STATED GOAL: Retype the whole listing, please, keeping every line exact and dropping the pictures.

※ ※ ※

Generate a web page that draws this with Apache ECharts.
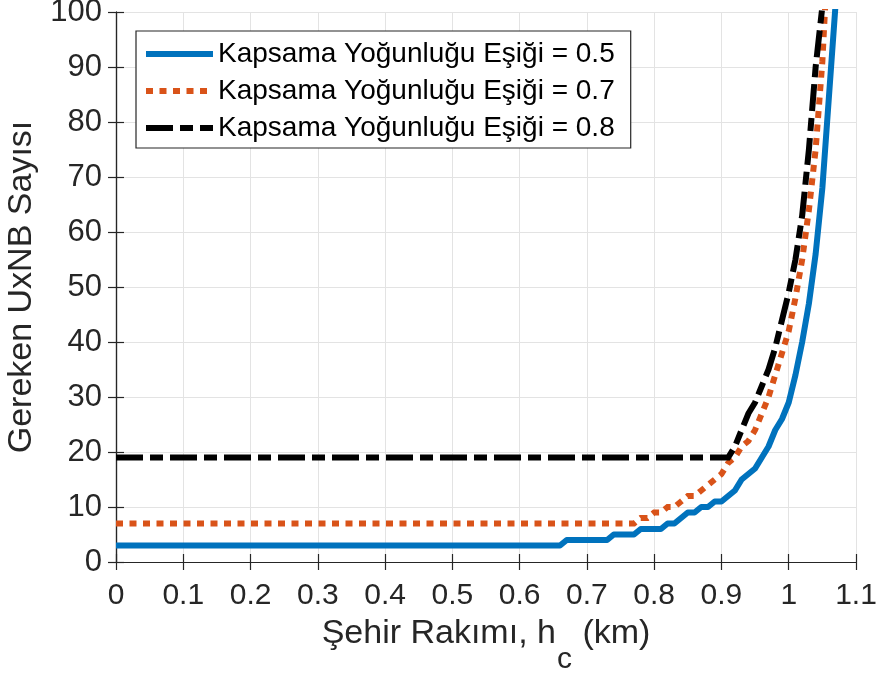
<!DOCTYPE html>
<html>
<head>
<meta charset="utf-8">
<script src="https://cdn.jsdelivr.net/npm/echarts@6/dist/echarts.min.js"></script>
<style>
  html, body { margin: 0; padding: 0; background: #ffffff; }
  #chart { width: 878px; height: 675px; }
</style>
</head>
<body>
<div id="chart"></div>
<script>
// City altitude h_c (km) sample positions
const hc = [0, 0.60, 0.61, 0.62, 0.63, 0.64, 0.65, 0.66, 0.67, 0.68, 0.69,
  0.70, 0.71, 0.72, 0.73, 0.74, 0.75, 0.76, 0.77, 0.78, 0.79,
  0.80, 0.81, 0.82, 0.83, 0.84, 0.85, 0.86, 0.87, 0.88, 0.89,
  0.90, 0.91, 0.92, 0.93, 0.94, 0.95, 0.96, 0.97, 0.98, 0.99,
  1.00, 1.01, 1.02, 1.03, 1.04, 1.05, 1.06, 1.07];

// Required number of UxNBs for each coverage-density threshold
const uxnb05 = [3, 3, 3, 3, 3, 3, 3, 3, 4, 4, 4,
  4, 4, 4, 4, 5, 5, 5, 5, 6, 6,
  6, 6, 7, 7, 8, 9, 9, 10, 10, 11,
  11, 12, 13, 15, 16, 17, 19, 21, 24, 26,
  29, 34, 40, 47, 56, 68, 85, 102];
const uxnb07 = [7, 7, 7, 7, 7, 7, 7, 7, 7, 7, 7,
  7, 7, 7, 7, 7, 7, 7, 7, 8, 8,
  9, 9, 10, 10, 11, 12, 12, 13, 14, 15,
  16, 18, 19, 21, 22, 24, 27, 30, 34, 38,
  42, 48, 55, 64, 75, 91, 115, '-'];
const uxnb08 = [19, 19, 19, 19, 19, 19, 19, 19, 19, 19, 19,
  19, 19, 19, 19, 19, 19, 19, 19, 19, 19,
  19, 19, 19, 19, 19, 19, 19, 19, 19, 19,
  19, 19, 21, 24, 27, 29, 32, 35, 39, 44,
  49, 55, 63, 75, 90, 101, '-', '-'];

const seriesNames = [
  'Kapsama Yoğunluğu Eşiği = 0.5',
  'Kapsama Yoğunluğu Eşiği = 0.7',
  'Kapsama Yoğunluğu Eşiği = 0.8'
];
const xTicks = [0, 0.1, 0.2, 0.3, 0.4, 0.5, 0.6, 0.7, 0.8, 0.9, 1, 1.1];

const pairs = ys => hc.map((x, i) => [x, ys[i]]);

const axisColor = '#262626';
const gridColor = '#e3e3e3';
const fontFamily = '"Liberation Sans", Arial, Helvetica, sans-serif';

const chart = echarts.init(document.getElementById('chart'), null, { renderer: 'canvas' });

// Box frame: top and right axes carry only inward ticks
const frameAxis = {
  type: 'value',
  axisLine: { show: true, lineStyle: { color: axisColor, width: 1.2 } },
  axisTick: { show: true, inside: true, length: 8, lineStyle: { color: axisColor, width: 1.2 } },
  axisLabel: { show: false },
  splitLine: { show: false }
};

chart.setOption({
  animation: false,
  backgroundColor: '#ffffff',
  grid: { left: 116, right: 22, top: 12, bottom: 113, containLabel: false, outerBoundsMode: 'none' },
  legend: {
    orient: 'vertical',
    left: 136,
    top: 31,
    data: seriesNames,
    itemWidth: 67,
    itemHeight: 14,
    itemGap: 7,
    padding: [8, 16, 5, 7],
    backgroundColor: '#ffffff',
    borderColor: axisColor,
    borderWidth: 1.2,
    borderRadius: 0,
    itemStyle: { opacity: 0 },
    lineStyle: { width: 'inherit', type: 'inherit', cap: 'butt' },
    textStyle: { fontFamily: fontFamily, fontSize: 28, color: '#000000', lineHeight: 30 }
  },
  xAxis: [
    {
      type: 'value',
      position: 'bottom',
      min: 0, max: 1.1, interval: 0.1,
      axisLine: { show: true, onZero: false, lineStyle: { color: axisColor, width: 1.2 } },
      axisTick: { show: true, inside: true, length: 8, lineStyle: { color: axisColor, width: 1.2 } },
      axisLabel: {
        color: axisColor, fontFamily: fontFamily, fontSize: 30, margin: 19,
        formatter: v => {
          const t = xTicks.find(k => Math.abs(k - v) < 1e-9);
          return t === undefined ? '' : String(t);
        }
      },
      splitLine: { show: true, lineStyle: { color: gridColor, width: 1 } },
      name: 'Şehir Rakımı, h{sub|c} (km)',
      nameLocation: 'middle',
      nameGap: 52,
      nameMoveOverlap: false,
      nameTextStyle: {
        color: axisColor, fontFamily: fontFamily, fontSize: 34, lineHeight: 40,
        rich: {
          sub: { fontFamily: fontFamily, fontSize: 30, color: axisColor, lineHeight: 30, padding: [52, 1, 0, 1] }
        }
      }
    },
    Object.assign({}, frameAxis, { position: 'top', min: 0, max: 1.1, interval: 0.1 })
  ],
  yAxis: [
    {
      type: 'value',
      position: 'left',
      min: 0, max: 100, interval: 10,
      axisLine: { show: true, lineStyle: { color: axisColor, width: 1.2 } },
      axisTick: { show: true, inside: true, length: 8, lineStyle: { color: axisColor, width: 1.2 } },
      axisLabel: { color: axisColor, fontFamily: fontFamily, fontSize: 31, margin: 14 },
      splitLine: { show: true, lineStyle: { color: gridColor, width: 1 } },
      name: 'Gereken UxNB Sayısı',
      nameLocation: 'middle',
      nameGap: 77,
      nameMoveOverlap: false,
      nameTextStyle: { color: axisColor, fontFamily: fontFamily, fontSize: 34 }
    },
    Object.assign({}, frameAxis, { position: 'right', min: 0, max: 100, interval: 10 })
  ],
  series: [
    {
      name: seriesNames[0],
      type: 'line',
      data: pairs(uxnb05),
      symbol: 'none',
      clip: true,
      lineStyle: { color: '#0072BD', width: 6, cap: 'butt', join: 'round' },
      itemStyle: { color: '#0072BD' },
      z: 3
    },
    {
      name: seriesNames[1],
      type: 'line',
      data: pairs(uxnb07),
      symbol: 'none',
      clip: true,
      lineStyle: { color: '#D95319', width: 6, type: [7, 6.5], cap: 'butt', join: 'miter' },
      itemStyle: { color: '#D95319' },
      z: 4
    },
    {
      name: seriesNames[2],
      type: 'line',
      data: pairs(uxnb08),
      symbol: 'none',
      clip: true,
      lineStyle: { color: '#000000', width: 6, type: [27, 7, 13, 7], cap: 'butt', join: 'miter' },
      itemStyle: { color: '#000000' },
      z: 5
    }
  ]
});
</script>
</body>
</html>
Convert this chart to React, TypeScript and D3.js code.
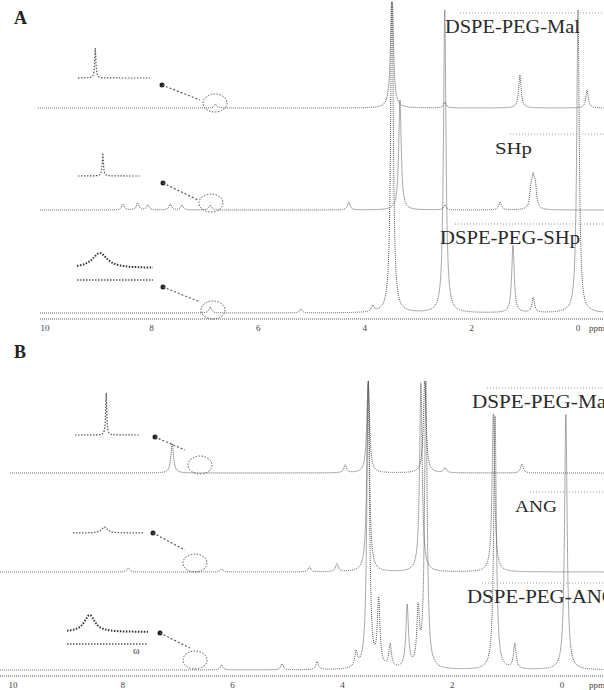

※ ※ ※

REPLY:
Generate a web page that draws this with Apache ECharts.
<!DOCTYPE html>
<html>
<head>
<meta charset="utf-8">
<script src="https://cdn.jsdelivr.net/npm/echarts@6/dist/echarts.min.js"></script>
<style>
  html, body { margin: 0; padding: 0; background: #ffffff; }
  #chart { width: 878px; height: 675px; }
</style>
</head>
<body>
<div id="chart"></div>
<script>
// City altitude h_c (km) sample positions
const hc = [0, 0.60, 0.61, 0.62, 0.63, 0.64, 0.65, 0.66, 0.67, 0.68, 0.69,
  0.70, 0.71, 0.72, 0.73, 0.74, 0.75, 0.76, 0.77, 0.78, 0.79,
  0.80, 0.81, 0.82, 0.83, 0.84, 0.85, 0.86, 0.87, 0.88, 0.89,
  0.90, 0.91, 0.92, 0.93, 0.94, 0.95, 0.96, 0.97, 0.98, 0.99,
  1.00, 1.01, 1.02, 1.03, 1.04, 1.05, 1.06, 1.07];

// Required number of UxNBs for each coverage-density threshold
const uxnb05 = [3, 3, 3, 3, 3, 3, 3, 3, 4, 4, 4,
  4, 4, 4, 4, 5, 5, 5, 5, 6, 6,
  6, 6, 7, 7, 8, 9, 9, 10, 10, 11,
  11, 12, 13, 15, 16, 17, 19, 21, 24, 26,
  29, 34, 40, 47, 56, 68, 85, 102];
const uxnb07 = [7, 7, 7, 7, 7, 7, 7, 7, 7, 7, 7,
  7, 7, 7, 7, 7, 7, 7, 7, 8, 8,
  9, 9, 10, 10, 11, 12, 12, 13, 14, 15,
  16, 18, 19, 21, 22, 24, 27, 30, 34, 38,
  42, 48, 55, 64, 75, 91, 115, '-'];
const uxnb08 = [19, 19, 19, 19, 19, 19, 19, 19, 19, 19, 19,
  19, 19, 19, 19, 19, 19, 19, 19, 19, 19,
  19, 19, 19, 19, 19, 19, 19, 19, 19, 19,
  19, 19, 21, 24, 27, 29, 32, 35, 39, 44,
  49, 55, 63, 75, 90, 101, '-', '-'];

const seriesNames = [
  'Kapsama Yoğunluğu Eşiği = 0.5',
  'Kapsama Yoğunluğu Eşiği = 0.7',
  'Kapsama Yoğunluğu Eşiği = 0.8'
];
const xTicks = [0, 0.1, 0.2, 0.3, 0.4, 0.5, 0.6, 0.7, 0.8, 0.9, 1, 1.1];

const pairs = ys => hc.map((x, i) => [x, ys[i]]);

const axisColor = '#262626';
const gridColor = '#e3e3e3';
const fontFamily = '"Liberation Sans", Arial, Helvetica, sans-serif';

const chart = echarts.init(document.getElementById('chart'), null, { renderer: 'canvas' });

// Box frame: top and right axes carry only inward ticks
const frameAxis = {
  type: 'value',
  axisLine: { show: true, lineStyle: { color: axisColor, width: 1.2 } },
  axisTick: { show: true, inside: true, length: 8, lineStyle: { color: axisColor, width: 1.2 } },
  axisLabel: { show: false },
  splitLine: { show: false }
};

chart.setOption({
  animation: false,
  backgroundColor: '#ffffff',
  grid: { left: 116, right: 22, top: 12, bottom: 113, containLabel: false, outerBoundsMode: 'none' },
  legend: {
    orient: 'vertical',
    left: 136,
    top: 31,
    data: seriesNames,
    itemWidth: 67,
    itemHeight: 14,
    itemGap: 7,
    padding: [8, 16, 5, 7],
    backgroundColor: '#ffffff',
    borderColor: axisColor,
    borderWidth: 1.2,
    borderRadius: 0,
    itemStyle: { opacity: 0 },
    lineStyle: { width: 'inherit', type: 'inherit', cap: 'butt' },
    textStyle: { fontFamily: fontFamily, fontSize: 28, color: '#000000', lineHeight: 30 }
  },
  xAxis: [
    {
      type: 'value',
      position: 'bottom',
      min: 0, max: 1.1, interval: 0.1,
      axisLine: { show: true, onZero: false, lineStyle: { color: axisColor, width: 1.2 } },
      axisTick: { show: true, inside: true, length: 8, lineStyle: { color: axisColor, width: 1.2 } },
      axisLabel: {
        color: axisColor, fontFamily: fontFamily, fontSize: 30, margin: 19,
        formatter: v => {
          const t = xTicks.find(k => Math.abs(k - v) < 1e-9);
          return t === undefined ? '' : String(t);
        }
      },
      splitLine: { show: true, lineStyle: { color: gridColor, width: 1 } },
      name: 'Şehir Rakımı, h{sub|c} (km)',
      nameLocation: 'middle',
      nameGap: 52,
      nameMoveOverlap: false,
      nameTextStyle: {
        color: axisColor, fontFamily: fontFamily, fontSize: 34, lineHeight: 40,
        rich: {
          sub: { fontFamily: fontFamily, fontSize: 30, color: axisColor, lineHeight: 30, padding: [52, 1, 0, 1] }
        }
      }
    },
    Object.assign({}, frameAxis, { position: 'top', min: 0, max: 1.1, interval: 0.1 })
  ],
  yAxis: [
    {
      type: 'value',
      position: 'left',
      min: 0, max: 100, interval: 10,
      axisLine: { show: true, lineStyle: { color: axisColor, width: 1.2 } },
      axisTick: { show: true, inside: true, length: 8, lineStyle: { color: axisColor, width: 1.2 } },
      axisLabel: { color: axisColor, fontFamily: fontFamily, fontSize: 31, margin: 14 },
      splitLine: { show: true, lineStyle: { color: gridColor, width: 1 } },
      name: 'Gereken UxNB Sayısı',
      nameLocation: 'middle',
      nameGap: 77,
      nameMoveOverlap: false,
      nameTextStyle: { color: axisColor, fontFamily: fontFamily, fontSize: 34 }
    },
    Object.assign({}, frameAxis, { position: 'right', min: 0, max: 100, interval: 10 })
  ],
  series: [
    {
      name: seriesNames[0],
      type: 'line',
      data: pairs(uxnb05),
      symbol: 'none',
      clip: true,
      lineStyle: { color: '#0072BD', width: 6, cap: 'butt', join: 'round' },
      itemStyle: { color: '#0072BD' },
      z: 3
    },
    {
      name: seriesNames[1],
      type: 'line',
      data: pairs(uxnb07),
      symbol: 'none',
      clip: true,
      lineStyle: { color: '#D95319', width: 6, type: [7, 6.5], cap: 'butt', join: 'miter' },
      itemStyle: { color: '#D95319' },
      z: 4
    },
    {
      name: seriesNames[2],
      type: 'line',
      data: pairs(uxnb08),
      symbol: 'none',
      clip: true,
      lineStyle: { color: '#000000', width: 6, type: [27, 7, 13, 7], cap: 'butt', join: 'miter' },
      itemStyle: { color: '#000000' },
      z: 5
    }
  ]
});
</script>
</body>
</html>
Convert this chart to React, TypeScript and D3.js code.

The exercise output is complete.